Some might say that her role of cook, cleaner, and housekeeper was oppressive, but, in her case, I think that’s bullshit. She took pride in it and was celebrated for it. Being in Italy has made me realize that I love to do those things too. I love to be appreciated for making a good moka, for chopping up cheese and salami, for putting on a nice dress, for singing loudly for everyone to hear, for dancing like crazy.
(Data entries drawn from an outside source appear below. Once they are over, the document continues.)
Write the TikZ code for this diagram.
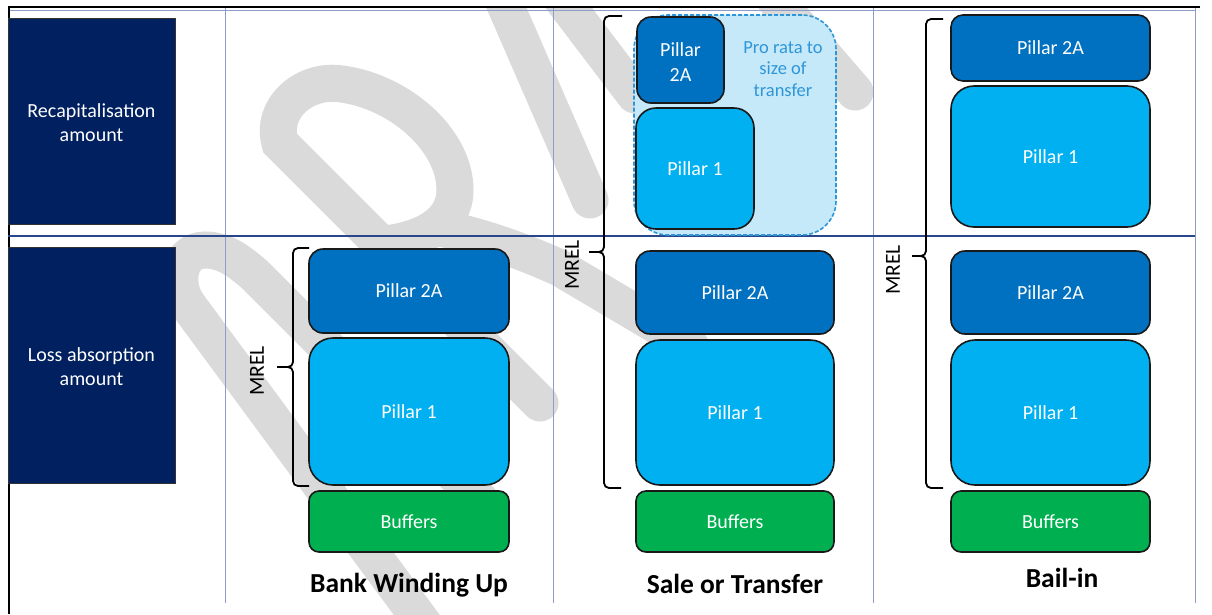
\documentclass[tikz,border=0pt]{standalone}
\usepackage{fontspec}
\setmainfont{Carlito}
\definecolor{navy1}{RGB}{0,32,96}
\definecolor{blue2a}{RGB}{0,112,192}
\definecolor{blue1}{RGB}{0,176,240}
\definecolor{green1}{RGB}{0,176,80}
\definecolor{grid1}{RGB}{140,158,200}
\definecolor{rule1}{RGB}{40,70,140}
\definecolor{prorata}{RGB}{46,150,215}
\definecolor{prorataF}{RGB}{198,233,250}
\definecolor{wmark}{RGB}{218,218,218}

\begin{document}
\begin{tikzpicture}[x=1pt, y=-1pt,
  box/.style={draw=black!90, line width=1.6pt, text=white, align=center, inner sep=0pt,
    font=\fontsize{20}{25}\selectfont},
  p2a/.style={box, fill=blue2a},
  p1/.style={box, fill=blue1},
  buf/.style={box, fill=green1, rounded corners=10pt},
  side/.style={draw=black!80, line width=1pt, fill=navy1, text=white, align=center,
    minimum width=167pt, font=\fontsize{20}{24}\selectfont},
  mrel/.style={rotate=90, font=\fontsize{21.5}{24}\selectfont},
  title/.style={font=\fontsize{27.5}{30}\selectfont\bfseries},
  brace/.style={line width=1.8pt, rounded corners=5pt},
  gridline/.style={grid1, line width=1pt},
  wm/.style={wmark, line width=37pt, line cap=round}
]
\fill[white] (0,0) rectangle (1212,614);
\useasboundingbox (0,0) rectangle (1212,614);

% watermark behind everything
\begin{scope}
  \clip (8,8) rectangle (1200,614);
  % R
  \draw[wm] (540,403) -- (280,143) .. controls (270,108) and (305,78) .. (342,84)
    .. controls (400,92) and (455,140) .. (455,190)
    .. controls (455,225) and (420,240) .. (385,244);
  \draw[wm] (440,228) .. controls (480,236) and (520,250) .. (560,268) -- (690,345);
  % D
  \draw[wm] (450,660) -- (188,305) .. controls (172,282) and (180,250) .. (205,250)
    .. controls (225,250) and (240,262) .. (255,275) -- (480,500);
  % A, F, T
  \draw[wm] (490,-30) -- (590,200);
  \draw[wm] (540,-30) -- (635,95);
  \draw[wm] (750,-30) -- (855,92);
\end{scope}

% frame and grid
\foreach \gx in {225,553,873,1195}
  \draw[gridline] (\gx,8) -- (\gx,603);
\draw[gridline] (8,10) -- (1196,10);
\draw[black, line width=2.5pt] (8,7) -- (1200,7);
\draw[black, line width=2pt] (9,6) -- (9,614);
\draw[rule1, line width=1.5pt] (8,236) -- (1195,236);

% row labels
\node[side, minimum height=206pt] (recap) at (91.5,121) {\strut Recapitalisation\\amount};
\node[side, minimum height=236pt] (loss) at (91.5,365) {\strut Loss absorption\\amount};

% bank winding up
\node[p2a, rounded corners=14pt, minimum width=200pt, minimum height=84pt] (bwP2) at (409,291) {Pillar 2A};
\node[p1, rounded corners=24pt, minimum width=200pt, minimum height=147pt] (bwP1) at (409,411.5) {Pillar 1};
\node[buf, minimum width=200pt, minimum height=61pt] (bwBuf) at (409,521.5) {Buffers};
\draw[brace] (309,248) -- (293,248) -- (293,367) -- (277,367);
\draw[brace] (277,367) -- (293,367) -- (293,486) -- (309,486);
\node[mrel] (bwMrel) at (257,371) {MREL};
\node[title] (bwTitle) at (409,585) {Bank Winding Up};

% sale or transfer
\node[draw=prorata, dash pattern=on 4pt off 2pt, line width=1.6pt, fill=prorataF,
  rounded corners=34pt, minimum width=202pt, minimum height=220pt] (transfer) at (735,125) {};
\node[text=prorata, align=center, font=\fontsize{18.5}{21.7}\selectfont] (prorataTxt) at (783,69) {Pro rata to\\size of\\transfer};
\node[p2a, rounded corners=14pt, minimum width=87pt, minimum height=86pt] (stTopP2) at (680.5,60) {\strut Pillar\\2A};
\node[p1, rounded corners=20pt, minimum width=118pt, minimum height=121pt] (stTopP1) at (695,168.5) {Pillar 1};
\node[p2a, rounded corners=14pt, minimum width=198pt, minimum height=83pt] (stP2) at (735,292.5) {Pillar 2A};
\node[p1, rounded corners=24pt, minimum width=198pt, minimum height=145pt] (stP1) at (735,412.5) {Pillar 1};
\node[buf, minimum width=198pt, minimum height=61pt] (stBuf) at (735,521.5) {Buffers};
\draw[brace] (622,16) -- (604,16) -- (604,252) -- (589,252);
\draw[brace] (589,252) -- (604,252) -- (604,488) -- (621,488);
\node[mrel] (stMrel) at (572,265) {MREL};
\node[title] (stTitle) at (735,584) {Sale or Transfer};

% bail-in
\node[p2a, rounded corners=12pt, minimum width=199pt, minimum height=66pt] (biTopP2) at (1050.5,48) {Pillar 2A};
\node[p1, rounded corners=23pt, minimum width=199pt, minimum height=141pt] (biTopP1) at (1050.5,156.5) {Pillar 1};
\node[p2a, rounded corners=14pt, minimum width=199pt, minimum height=83pt] (biP2) at (1050.5,292.5) {Pillar 2A};
\node[p1, rounded corners=24pt, minimum width=199pt, minimum height=145pt] (biP1) at (1050.5,412.5) {Pillar 1};
\node[buf, minimum width=199pt, minimum height=61pt] (biBuf) at (1050.5,521.5) {Buffers};
\draw[brace] (943,19) -- (926,19) -- (926,256) -- (912,256);
\draw[brace] (912,256) -- (926,256) -- (926,488) -- (943,488);
\node[mrel] (biMrel) at (893,270) {MREL};
\node[title] (biTitle) at (1062,578) {Bail-in};
\end{tikzpicture}
\end{document}
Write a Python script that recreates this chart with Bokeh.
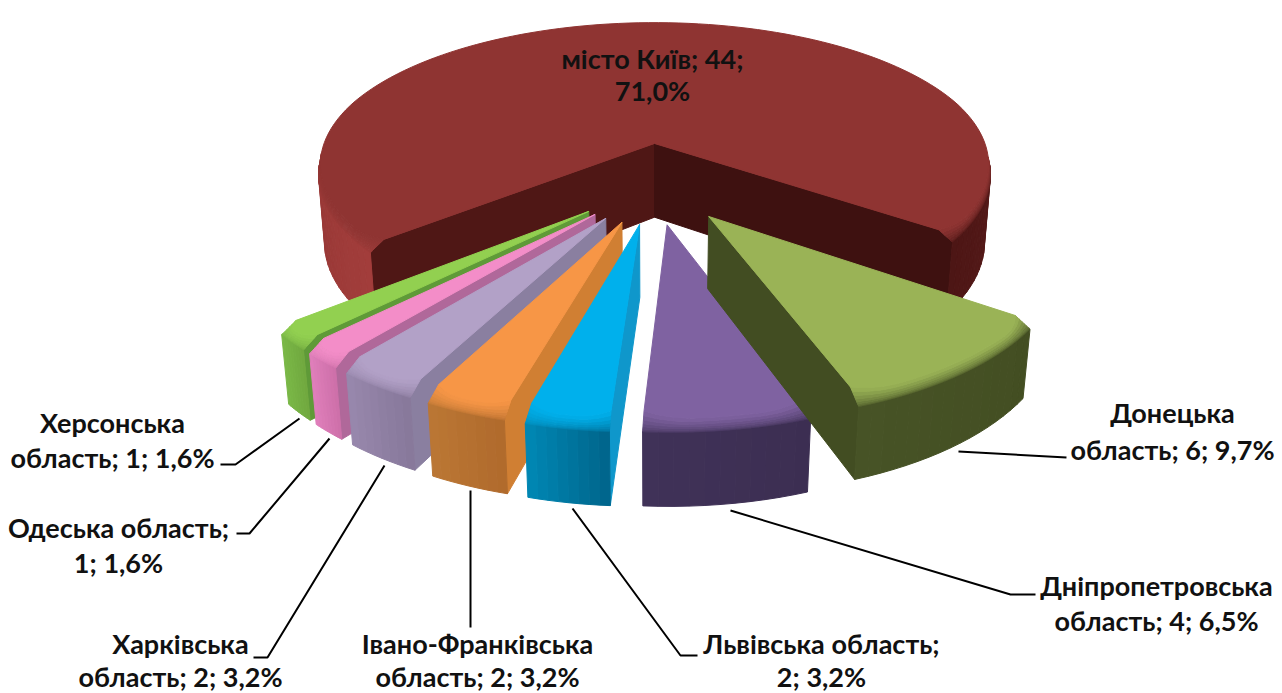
import math
from bokeh.plotting import figure, ColumnDataSource
from bokeh.embed import file_html
from bokeh.resources import INLINE
from bokeh.core.properties import value

regions = ["місто Київ", "Донецька область", "Дніпропетровська область", "Львівська область",
           "Івано-Франківська область", "Харківська область", "Одеська область", "Херсонська область"]
counts = [44, 6, 4, 2, 2, 2, 1, 1]
label_lines = [["місто Київ; 44;", "71,0%"], ["Донецька", "область; 6; 9,7%"],
               ["Дніпропетровська", "область; 4; 6,5%"], ["Львівська область;", "2; 3,2%"],
               ["Івано-Франківська", "область; 2; 3,2%"], ["Харківська", "область; 2; 3,2%"],
               ["Одеська область;", "1; 1,6%"], ["Херсонська", "область; 1; 1,6%"]]
label_xy = [(652, 58, 90), (1172, 412, 449), (1156, 585, 620), (821, 643, 676),
            (477, 643, 676), (180, 643, 676), (118, 527, 562), (112, 422, 457)]
leaders = [None,
           [(958, 451), (1066, 457)],
           [(730, 510), (1010, 594), (1035, 594)],
           [(572, 508), (680, 655), (697, 655)],
           [(470, 490), (470, 627)],
           [(384, 465), (267, 657), (253, 657)],
           [(329, 438), (249, 533), (236, 533)],
           [(299, 418), (235, 464), (220, 464)]]
# top, radial face at slice start, radial face at slice end, wall at start (clockwise), wall at end
styles = [("#8f3432", "#4f1715", "#3e1110", "#a23d3b", "#4d1615"),
          ("#9ab356", "#424d22", "#424d22", "#434e22", "#475326"),
          ("#7f62a1", "#5b4678", "#5b4678", "#3c2e52", "#403258"),
          ("#00b0ec", "#0f97cb", "#0f97cb", "#00648a", "#0088b5"),
          ("#f79646", "#d07f33", "#d07f33", "#b06a2c", "#bb7734"),
          ("#b2a1c7", "#8a7fa0", "#8a7fa0", "#87789a", "#9888ad"),
          ("#f38dc8", "#b0689a", "#b0689a", "#cd6fa9", "#e07fbb"),
          ("#92d050", "#5f9a38", "#5f9a38", "#70a83f", "#7ab846")]

CX, CY, S, SE, CE, D = 654.0, 143.0, 332.0, 0.424, 0.905, 5.5
EX, EY0, EY1, T0, T1, START = 0.25, 0.27, 0.26, 0.25, 0.23, 219.9
R1, BZ, INSET, CORNER, LEVELS = 0.97, 0.025, 0.02, 0.03, 8


def proj(x, y, z):
    f = D / (D + y * CE - z * SE)
    return CX + S * x * f, CY - S * (y * SE + z * CE) * f


def hex2(c):
    return [int(c[i:i + 2], 16) for i in (1, 3, 5)]


def mix(a, b, u):
    A, B = hex2(a), hex2(b)
    return "#%02x%02x%02x" % tuple(int(round(A[i] + (B[i] - A[i]) * u)) for i in range(3))


def area(pts):
    return sum(pts[i][0] * pts[(i + 1) % len(pts)][1] - pts[(i + 1) % len(pts)][0] * pts[i][1]
               for i in range(len(pts)))


total = sum(counts)
bounds = []
a = START
for cnt in counts:
    bounds.append((a, a - 360.0 * cnt / total))
    a -= 360.0 * cnt / total

xs, ys, fills = [], [], []


def add(pts, col):
    xs.append([p[0] for p in pts])
    ys.append([p[1] for p in pts])
    fills.append(col)


def draw_slice(i):
    a0, a1 = bounds[i]
    span = a0 - a1
    mid = math.radians((a0 + a1) / 2)
    ox = 0 if i == 0 else EX * math.cos(mid)
    oy = 0 if i == 0 else -(EY0 + EY1 * abs(math.sin(mid)))
    t = T0 if i == 0 else T1
    R = 1.0 if i == 0 else R1
    top, side0, side1, w0, w1 = styles[i]
    nseg = max(8, int(span / 2))
    thetas = [a0 - span * k / nseg for k in range(nseg + 1)]
    delta = min(0.12, math.radians(span) / 2.5)

    def pt(th, lvl):
        r = math.radians(th)
        w = (1 - lvl / LEVELS) ** 2
        d = min(a0 - th, th - a1) * math.pi / 180
        g = max(0.0, 1 - d / delta) ** 2
        front = min(1.0, max(0.0, (0.3 - math.sin(r)) / 1.3))
        rr = R * (1 - INSET * front * w - CORNER * g * w)
        return proj(ox + rr * math.cos(r), oy + rr * math.sin(r), -BZ * (1 - w))

    def low(th, z):
        r = math.radians(th)
        return proj(ox + R * math.cos(r), oy + R * math.sin(r), z)

    apex_t, apex_b = proj(ox, oy, 0), proj(ox, oy, -t)
    f0 = [apex_t, pt(a0, 0), low(a0, -BZ), low(a0, -t), apex_b]
    f1 = [apex_t, pt(a1, 0), low(a1, -BZ), low(a1, -t), apex_b]
    if area(f0) < 0:
        add(f0, side0)
    if area(f1) > 0:
        add(f1, side1)
    for k in range(nseg):
        th0, th1 = thetas[k], thetas[k + 1]
        q = [low(th0, -BZ), low(th1, -BZ), low(th1, -t), low(th0, -t)]
        if area(q) < 0:
            add(q, mix(w0, w1, (k + 0.5) / nseg))
    for lvl in range(LEVELS - 1, -1, -1):
        for k in range(nseg):
            th0, th1 = thetas[k], thetas[k + 1]
            wall = mix(w0, w1, (k + 0.5) / nseg)
            q = [pt(th0, lvl), pt(th1, lvl), pt(th1, lvl + 1), pt(th0, lvl + 1)]
            if area(q) < 0:
                add(q, mix(top, wall, (lvl + 0.5) / LEVELS))
    add([apex_t] + [pt(th, 0) for th in thetas], top)


for i in [0, 7, 6, 5, 4, 3, 2, 1]:
    draw_slice(i)

p = figure(width=1282, height=693, x_range=(0, 1282), y_range=(693, 0),
           output_backend="svg", toolbar_location=None, min_border=0)
p.axis.visible = False
p.grid.visible = False
p.outline_line_color = None
p.background_fill_color = "white"

lx = [[q[0] for q in l] for l in leaders if l]
ly = [[q[1] for q in l] for l in leaders if l]
p.multi_line(lx, ly, line_color="#000000", line_width=2)
src = ColumnDataSource(dict(xs=xs, ys=ys, fill=fills))
p.patches("xs", "ys", source=src, fill_color="fill", line_color="fill", line_width=1)

tx, ty, tt = [], [], []
for lines, (x, y1, y2) in zip(label_lines, label_xy):
    tx += [x, x]
    ty += [y1, y2]
    tt += lines
p.text(tx, ty, text=tt, text_align="center", text_baseline="middle",
       text_font=value("Lato"), text_font_size="27px", text_font_style="bold", text_color="#111111")

open("out.html", "w").write(file_html(p, INLINE))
After a few days into my trip, I realized that I hadn’t felt stressed, tired, hungry, or alone the whole time I’d been there. Usually, I feel at least one of those things every day. My throat was a bit sore from singing so loudly, but it was mere evidence of all the fun. I also realized that the reason I don’t feel at home in Australia is because the home that was created around me felt a lot more like Italy. At my nonna’s house, I felt at home. Here in Italy, I felt at home. I felt open and affectionate and ready to love in a way that was instilled in me by my nonna because of her love for family and for her culture. I struggle to love that big sometimes; I struggle not to live in fear of being hurt or taken for granted. But that struggle didn’t exist in Italy. I think I am more like her than I ever thought.
“You belong to Italy,” the boys echoed during dinner on my last night. The words rang so true to me that I almost wept right there into my cheese-filled focaccia because what was I going to do? I felt compelled to find a way to stay.
And so, as I sit here, now on the train back to London–actually sobbing because my heart is aching–I also feel relieved to have found my place in the world. Some people search their whole lives to find places and people that feel like home, and a big part of me had still been searching. But now, it hit me harder and faster than the train I was whooshing away in. I’d lost my nonna and found myself in her birth land. The space she left behind made it clear to me; I already have my home in Italy.